К концу IV столетия христианами была примерно половина населения империи. Триумфалистский дискурс, воспевающий победоносное шествие христианства, говорит об этом историческом факте как о великой победе. Однако не стоит забывать: вторая половина империи христианской все же не была. От 5 до 7 % населения составляли иудеи; остальные были язычниками. И, хотя иногда христиане применяли насилие, большую часть времени, в большинстве мест все эти люди – иудеи, язычники и христиане – мирно сосуществовали вместе. Неверно думать, что законы, принятые Феодосием, время от времени воплощаемые в жизнь чиновниками вроде Матерна Кинегия и иногда приводившие к оправданию вспышек насилия, сокрушили язычество и заставили всех последователей традиционных религий уйти в подполье.
Напротив: как весьма изящно доказывает в своих многочисленных публикациях принстонский историк Питер Браун, язычники и христиане в IV–V столетиях по большей части приспосабливались друг к другу и в целом мирно жили, действовали и трудились бок о бок.

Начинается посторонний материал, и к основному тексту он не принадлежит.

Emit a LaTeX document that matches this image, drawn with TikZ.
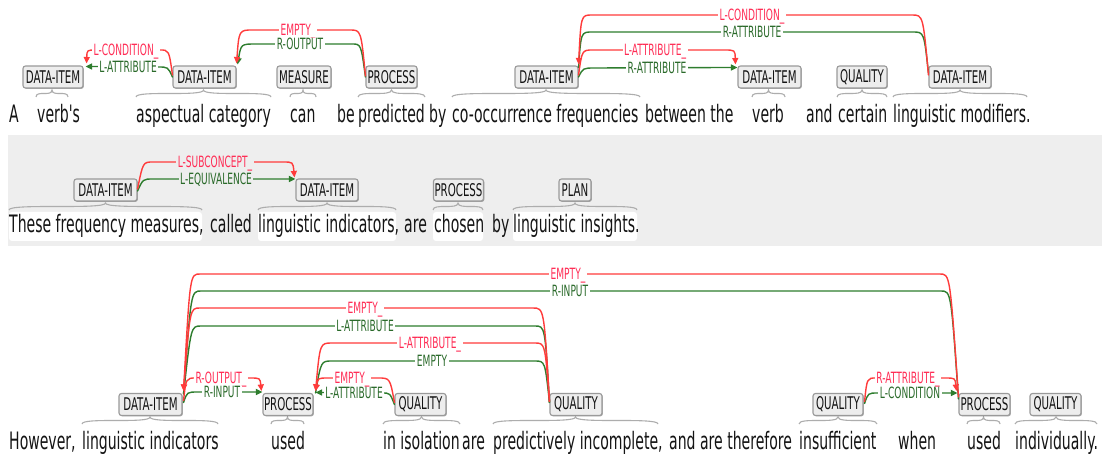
\documentclass[tikz,border=0pt]{standalone}
\usepackage{fontspec}
\setmainfont{DejaVu Sans}[FakeStretch=0.585]
\newfontfamily\straightfont{DejaVu Sans}[FakeStretch=0.585]
\usetikzlibrary{arrows.meta,calc,shadows}

\definecolor{arcred}{HTML}{FF3B3B}
\definecolor{arcgreen}{HTML}{2E7D2E}
\definecolor{labred}{HTML}{FF2D55}
\definecolor{labgreen}{HTML}{2A6A2A}
\definecolor{boxfill}{HTML}{EDEDED}
\definecolor{boxline}{HTML}{9A9A9A}
\definecolor{bandgray}{HTML}{EEEEEE}
\definecolor{bracegray}{HTML}{ADADAD}
\definecolor{ink}{HTML}{141414}

\tikzset{
  ent/.style={draw=boxline, fill=boxfill, rounded corners=2.5pt, line width=1.1pt,
    minimum height=22pt, inner sep=0pt, text=ink, font=\fontsize{17.5}{18}\selectfont,
    drop shadow={shadow xshift=0.9pt, shadow yshift=-0.9pt, opacity=0.3, fill=black}},
  word/.style={anchor=base west, inner sep=0pt, text=ink, font=\fontsize{24}{28}\selectfont},
  rel/.style={line width=1.4pt, line cap=round},
  redrel/.style={rel, draw=arcred},
  greenrel/.style={rel, draw=arcgreen},
  head/.style={-{Triangle[length=6.5pt,width=6pt]}},
  lab/.style={inner xsep=1.5pt, inner ysep=0.5pt, text height=11.3pt, text depth=0pt,
    font=\fontsize{15.5}{16}\selectfont, fill=white},
  redlab/.style={lab, text=labred},
  greenlab/.style={lab, text=labgreen},
  bandlab/.style={fill=bandgray},
  brace/.style={draw=bracegray, line width=1.1pt},
  spanbg/.style={fill=white, rounded corners=3pt},
}

% curly brace under a span: x1, x2, tip y, end y
\newcommand\spanbrace[4]{%
  \draw[brace] (#1,#4) .. controls (#1,#3) and ({(#1+#2)/2},#4) .. ({(#1+#2)/2},#3)
    .. controls ({(#1+#2)/2},#4) and (#2,#3) .. (#2,#4);}

\begin{document}
\begin{tikzpicture}[x=1pt,y=-1pt]
\useasboundingbox (0,0) rectangle (1102,454);
\fill[white] (0,0) rectangle (1102,454);
\fill[bandgray] (8,135) rectangle (1102,246);

% ---------- sentence 1 ----------
\node[word] (w1) at (9,123) {A};
\node[word] (w2) at (37,123) {verb{\straightfont '}s};
\node[word] (w3) at (136,123) {aspectual category};
\node[word] (w4) at (290,123) {can};
\node[word] (w5) at (337,123) {be};
\node[word] (w6) at (358,123) {predicted};
\node[word] (w7) at (429,123) {by};
\node[word] (w8) at (452,123) {co-occurrence frequencies};
\node[word] (w9) at (645,123) {between the};
\node[word] (w10) at (752,123) {verb};
\node[word] (w11) at (806,123) {and};
\node[word] (w12) at (838,123) {certain};
\node[word] (w13) at (893,123) {linguistic modifiers.};

\spanbrace{36}{68}{90}{97}
\spanbrace{136}{271}{90}{97}
\spanbrace{290}{316}{90}{97}
\spanbrace{358}{425}{90}{97}
\spanbrace{452}{640}{90}{97}
\spanbrace{752}{785}{90}{97}
\spanbrace{837}{887}{90}{97}
\spanbrace{893}{1027}{90}{97}

\node[ent, minimum width=60pt] (b1) at (53,77) {DATA-ITEM};
\node[ent, minimum width=63pt] (b2) at (204.5,77) {DATA-ITEM};
\node[ent, minimum width=54pt] (b3) at (304,77) {MEASURE};
\node[ent, minimum width=51pt] (b4) at (391.5,77) {PROCESS};
\node[ent, minimum width=63pt] (b5) at (546.5,77) {DATA-ITEM};
\node[ent, minimum width=63pt] (b6) at (769.5,77) {DATA-ITEM};
\node[ent, minimum width=50pt] (b7) at (862,77) {QUALITY};
\node[ent, minimum width=62pt] (b8) at (960,77) {DATA-ITEM};

\draw[greenrel, head] ($(b2.west)+(0,0)$) .. controls (168,67) .. (158,67) -- ($(b1.north east)+(2,1)$);
\draw[greenrel, head] ($(b4.west)+(0,0)$) .. controls (361,44) .. (352,44) -- (256,44) .. controls (241,44) .. ($(b2.north east)+(1,-1)$);
\draw[greenrel] ($(b5.north east)+(0,2)$) .. controls (581,32) .. (592,32) -- (913,32) .. controls (924,32) .. ($(b8.west)+(0,-4)$);
\draw[greenrel, head] ($(b5.east)+(0,0)$) .. controls (583,68) .. (595,68) -- ($(b6.north west)+(0,2)$);

\draw[redrel, head] ($(b2.west)+(0,-2)$) .. controls (169,50) .. (160,50) -- (96,50) .. controls (87,50) .. ($(b1.north east)+(3,-2)$);
\draw[redrel, head] ($(b4.west)+(0,-1)$) .. controls (361,30) .. (350,30) -- (253,30) .. controls (239,30) .. ($(b2.north east)+(0,-2)$);
\draw[redrel, head] ($(b8.west)+(0,-2)$) .. controls (923,15) .. (912,15) -- (592,15) .. controls (581,15) .. ($(b5.north east)+(0,-1)$);
\draw[redrel, head] ($(b5.east)+(0,-2)$) .. controls (582,50) .. (593,50) -- (724,50) .. controls (735,50) .. ($(b6.north west)+(-2,-1)$);

\node[redlab] (l1) at (126,50) {L-CONDITION\_};
\node[greenlab] (l2) at (128,67) {L-ATTRIBUTE};
\node[redlab] (l3) at (298,30) {EMPTY\_};
\node[greenlab] (l4) at (300,44) {R-OUTPUT};
\node[redlab] (l5) at (752,15) {L-CONDITION\_};
\node[greenlab] (l6) at (752,32) {R-ATTRIBUTE};
\node[redlab] (l7) at (655,50) {L-ATTRIBUTE\_};
\node[greenlab] (l8) at (657,68) {R-ATTRIBUTE};

% ---------- sentence 2 ----------
\fill[spanbg] (9,212) rectangle (202,241);
\fill[spanbg] (258,212) rectangle (396,241);
\fill[spanbg] (433,212) rectangle (483,241);
\fill[spanbg] (513,212) rectangle (637,241);

\node[word] (w14) at (9,233) {These frequency measures,};
\node[word] (w15) at (210,233) {called};
\node[word] (w16) at (258,233) {linguistic indicators,};
\node[word] (w17) at (404,233) {are};
\node[word] (w18) at (434,233) {chosen};
\node[word] (w19) at (492,233) {by};
\node[word] (w20) at (513,233) {linguistic insights.};

\spanbrace{9}{202}{203}{210}
\spanbrace{258}{396}{203}{210}
\spanbrace{433}{483}{203}{210}
\spanbrace{513}{637}{203}{210}

\node[ent, minimum width=63pt] (c1) at (105.5,190) {DATA-ITEM};
\node[ent, minimum width=62pt] (c2) at (327,190) {DATA-ITEM};
\node[ent, minimum width=50pt] (c3) at (458.5,190) {PROCESS};
\node[ent, minimum width=32pt] (c4) at (575,190) {PLAN};

\draw[greenrel, head] ($(c1.east)+(0,1)$) .. controls (143,179) .. (153,179) -- ($(c2.north west)+(0,0.5)$);
\draw[redrel, head] ($(c1.east)+(0,-1)$) .. controls (143,162) .. (153,162) -- (283,162) .. controls (293,162) .. ($(c2.north west)+(-1,-1)$);

\node[redlab, bandlab] (l9) at (215,162) {L-SUBCONCEPT\_};
\node[greenlab, bandlab] (l10) at (216,179) {L-EQUIVALENCE};

% ---------- sentence 3 ----------
\node[word] (w21) at (9,449) {However,};
\node[word] (w22) at (82,449) {linguistic indicators};
\node[word] (w23) at (271,449) {used};
\node[word] (w24) at (383,449) {in isolation};
\node[word] (w25) at (462,449) {are};
\node[word] (w26) at (493,449) {predictively incomplete,};
\node[word] (w27) at (669,449) {and are therefore};
\node[word] (w28) at (799,449) {insufficient};
\node[word] (w29) at (898,449) {when};
\node[word] (w30) at (967,449) {used};
\node[word] (w31) at (1015,449) {individually.};

\spanbrace{82}{218}{417}{424}
\spanbrace{271}{304}{417}{424}
\spanbrace{383}{460}{417}{424}
\spanbrace{493}{658}{417}{424}
\spanbrace{799}{877}{417}{424}
\spanbrace{967}{1000}{417}{424}
\spanbrace{1015}{1097}{417}{424}

\node[ent, minimum width=63pt] (d1) at (150.5,404.5) {DATA-ITEM};
\node[ent, minimum width=50pt] (d2) at (288,404.5) {PROCESS};
\node[ent, minimum width=51pt] (d3) at (420.5,404.5) {QUALITY};
\node[ent, minimum width=52pt] (d4) at (576,404.5) {QUALITY};
\node[ent, minimum width=50pt] (d5) at (838,404.5) {QUALITY};
\node[ent, minimum width=51pt] (d6) at (984.5,404.5) {PROCESS};
\node[ent, minimum width=51pt] (d7) at (1055.5,404.5) {QUALITY};

\draw[greenrel] ($(d1.north east)+(1,1)$) .. controls (191,291) .. (201,291) -- (941,291) .. controls (951,291) .. ($(d6.north west)+(0,6)$);
\draw[greenrel] ($(d1.north east)+(1,1)$) .. controls (191,326) .. (201,326) -- (535,326) .. controls (545,326) .. ($(d4.west)+(0,-2)$);
\draw[greenrel] ($(d2.north east)+(2,0)$) .. controls (321,361) .. (332,361) -- (535,361) .. controls (545,361) .. ($(d4.west)+(0,-2)$);
\draw[greenrel, head] ($(d1.east)+(1,-2)$) .. controls (187,392) .. (198,392) -- ($(d2.north west)+(0,-1)$);
\draw[greenrel, head] ($(d3.west)+(0,0)$) .. controls (390,393) .. (382,393) -- ($(d2.north east)+(2,-0.5)$);
\draw[greenrel, head] ($(d5.east)+(1,-1)$) .. controls (868,393) .. (878,393) -- ($(d6.north west)+(-1,0)$);

\draw[redrel, head] ($(d6.north west)+(0,4)$) .. controls (950,274) .. (940,274) -- (200,274) .. controls (190,274) .. ($(d1.north east)+(1,-2)$);
\draw[redrel, head] ($(d4.west)+(0,-3)$) .. controls (544,308) .. (533,308) -- (200,308) .. controls (190,308) .. ($(d1.north east)+(1,-2)$);
\draw[redrel, head] ($(d4.west)+(0,-3)$) .. controls (545,343) .. (535,343) -- (332,343) .. controls (320,343) .. ($(d2.north east)+(2,-2)$);
\draw[redrel, head] ($(d1.east)+(1,-4)$) .. controls (186,378) .. (196,378) -- (250,378) .. controls (260,378) .. ($(d2.north west)+(-1,-2)$);
\draw[redrel, head] ($(d3.west)+(0,-2)$) .. controls (390,378) .. (378,378) -- (328,378) .. controls (318,378) .. ($(d2.north east)+(2,-2)$);
\draw[redrel, head] ($(d5.east)+(1,-3)$) .. controls (867,378) .. (876,378) -- (945,378) .. controls (955,378) .. ($(d6.north west)+(-2,-2)$);

\node[redlab] (l11) at (568,274) {EMPTY\_};
\node[greenlab] (l12) at (570,291) {R-INPUT};
\node[redlab] (l13) at (365,308) {EMPTY\_};
\node[greenlab] (l14) at (365,326) {L-ATTRIBUTE};
\node[redlab] (l15) at (430,343) {L-ATTRIBUTE\_};
\node[greenlab] (l16) at (432,361) {EMPTY};
\node[redlab] (l17) at (221,378) {R-OUTPUT\_};
\node[greenlab] (l18) at (222,392) {R-INPUT};
\node[redlab] (l19) at (352,378) {EMPTY\_};
\node[greenlab] (l20) at (354,393) {L-ATTRIBUTE};
\node[redlab] (l21) at (908,378) {R-ATTRIBUTE\_};
\node[greenlab] (l22) at (910,393) {L-CONDITION};
\end{tikzpicture}
\end{document}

Именно так обстояло дело в высших эшелонах власти, у обитателей которых были заботы и понасущнее религиозного единомыслия. Прежде всего, им нужно было управлять империей. А для этого требовалось собирать налоги, подавлять внутренние беспорядки, защищать границы. Лидеры империи были политиками и понимали, что для эффективного управления страной без компромиссов не обойтись. Говоря словами Брауна, когда дело доходило до осуществления их заветных целей, эти правители прекрасно владели «искусством возможного»[275]. А цели у правящей элиты – и у язычников, и у христиан – были одни. Браун и другие убедительно показывают, что у образованных христиан из высшего класса было больше общего с собратьями-язычниками, чем с необразованными единоверцами из низших слоев.